Discrimination and Hateful Acts Against LGBTQ People are Now a Crime in Brazil

In a landmark decision on Thursday, Brazil’s Supreme Court ruled to classify discrimination and hateful acts against LGBTQ people as crimes under the country’s current anti-racism laws. Eight of 11 justices voted in favor of the ruling.

The current anti-racism laws hold a prison sentences of up to five years and the court’s justices have stated that the new addition was to address that fact that the LGBTQ community was left legally unprotected against the growing number of violent crimes against them.

This victory for Brazil’s LGBTQ community comes despite an increasingly difficult climate under the far-right President Jair Bolsonaro, who has opening spoken out against the LGBTQ community in the past.

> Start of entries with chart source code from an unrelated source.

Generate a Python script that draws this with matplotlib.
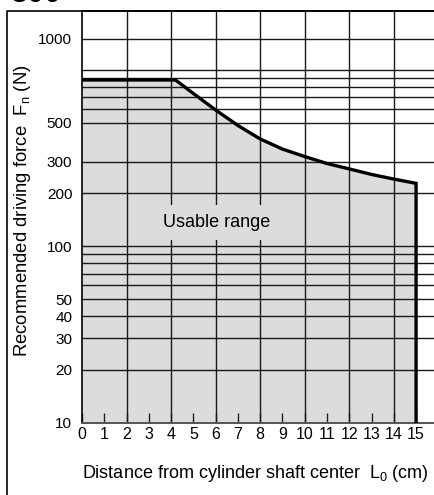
import matplotlib.pyplot as plt
from matplotlib.lines import Line2D

plt.rcParams['font.family'] = ['Liberation Sans', 'DejaVu Sans']

# Usable range boundary (distance in cm, force in N)
dist_cm = [0, 4.2, 5, 6, 7, 8, 9, 10, 11, 12, 13, 14, 15, 15]
force_n = [874, 874, 733, 591, 483, 405, 355, 322, 294, 274, 255, 240, 227, 10]

x_ticks = list(range(0, 16))
x_grid = [2, 4, 6, 8, 10, 12, 14]
y_label_pos = [10, 20, 30, 40, 50, 100, 200, 300, 500, 1500]
y_labels = ["10", "20", "30", "40", "50", "100", "200", "300", "500", "1000"]
y_minor = [60, 70, 80, 90, 600, 700, 800, 900, 1000]

fig = plt.figure(figsize=(4.35, 4.95), dpi=100)
ax = fig.add_axes([82 / 435, 1 - 422.7 / 495, 1 - 82 / 435, (422.7 - 11) / 495])

ax.fill_between(dist_cm, force_n, 10, color="#dcdcdc", lw=0, zorder=1)
ax.plot(dist_cm, force_n, color="black", lw=2.4, solid_joinstyle="miter", zorder=3)

ax.set_yscale("log")
ax.set_ylim(10, 2150)
ax.set_xlim(0, 15.85)

ax.xaxis.remove_overlapping_locs = False
ax.set_xticks(x_ticks)
ax.set_xticks(x_grid, minor=True)
ax.tick_params(axis="x", which="major", direction="in", length=7, width=1,
               color="#222222", labelsize=11.5, pad=3)
ax.tick_params(axis="x", which="minor", length=0)

ax.set_yticks(y_label_pos)
ax.set_yticklabels(y_labels)
ax.set_yticks(y_minor, minor=True)
ax.yaxis.set_minor_formatter(plt.NullFormatter())
ax.tick_params(axis="y", which="both", length=0, labelsize=11, pad=7)

ax.grid(True, axis="x", which="minor", color="#1a1a1a", lw=1.0)
ax.grid(True, axis="y", which="both", color="#1a1a1a", lw=1.0)

ax.spines["right"].set_visible(False)
ax.spines["left"].set_linewidth(1.2)
ax.spines["top"].set_linewidth(1.2)
ax.spines["bottom"].set_color("#555555")
ax.spines["bottom"].set_linewidth(1.4)

ax.text(6.04, 136, "Usable range", fontsize=13, ha="center", va="center", zorder=4,
        bbox=dict(boxstyle="square,pad=0.5", facecolor="#dcdcdc", edgecolor="none"))

# outer frame
fig.add_artist(Line2D([7 / 435, 7 / 435, 1], [0, 1 - 11 / 495, 1 - 11 / 495],
                      transform=fig.transFigure, color="black", lw=1.2))

fig.text(23 / 435, 1 - 211 / 495, r"Recommended driving force  F$_\mathregular{n}$ (N)",
         rotation=90, ha="center", va="center", fontsize=13.3)
fig.text(255 / 435, 1 - 474 / 495, r"Distance from cylinder shaft center  L$_\mathregular{0}$ (cm)",
         ha="center", va="center", fontsize=13)

# cropped heading at the very top
fig.text(10 / 435, 1 - 2.5 / 495, "300", fontsize=22, fontweight="bold",
         ha="left", va="baseline")

fig.savefig("out.png", dpi=100)
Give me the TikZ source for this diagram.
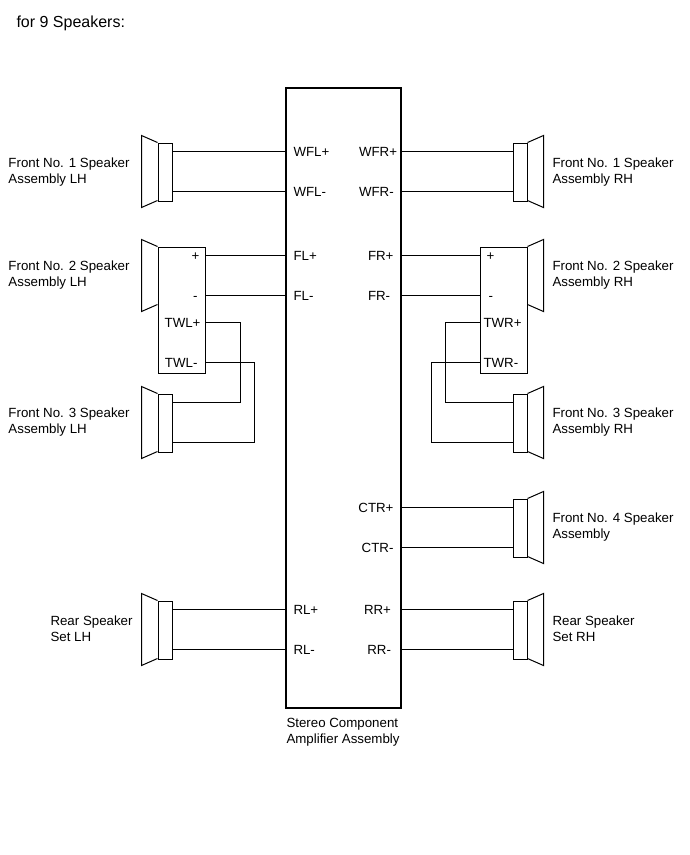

The ruling was made after the court decided that the country’s Congress had failed its constitutional duty to pass any similar legislation. Under Brazil’s constitution, the court is allowed to impose decisions such as this in the event of lack of action by lawmakers.

In announcing her vote, Justice Carmen Lucia stated that the court can’t deny protection “to those who have at times been denied the right to life, and most often to the right to liberty and dignity, by the absence of legislation” even 30 years after the current constitution was adopted.

In a another statement on the court’s Twitter, Justice Gilmar Mendes said, “sexual orientation and gender identity are essential to human beings, to the self-determination to decide their own life and seek happiness.

While this is a huge step, Brazil is still a dangerous country for members of the LGBTQ community and has a large evangelical movement often critical of LGBTQ rights. The Grupo Gay da Bahia, the country’s oldest association for the defense of the human rights of homosexuals, says that about 420 LGBTQ people were killed across Brazil in 2018, and this year the number is already to 141 people so far.

The courts decision has been publicly criticized by President Bolsonaro and his supporters, who have suggested it was time to appoint an evangelical Christian to the Supreme court. There has been a history from Bolsonaro of offensive comments about LGBTQ people, black people, and other minorities. In addition he openly acknowledges he is a homophobe. He has said he would rather have a dead son than a gay son in interviews with the media.

Though activists still fight an uphill battle with the current administration, this is still a major step in the right direction for equality among all.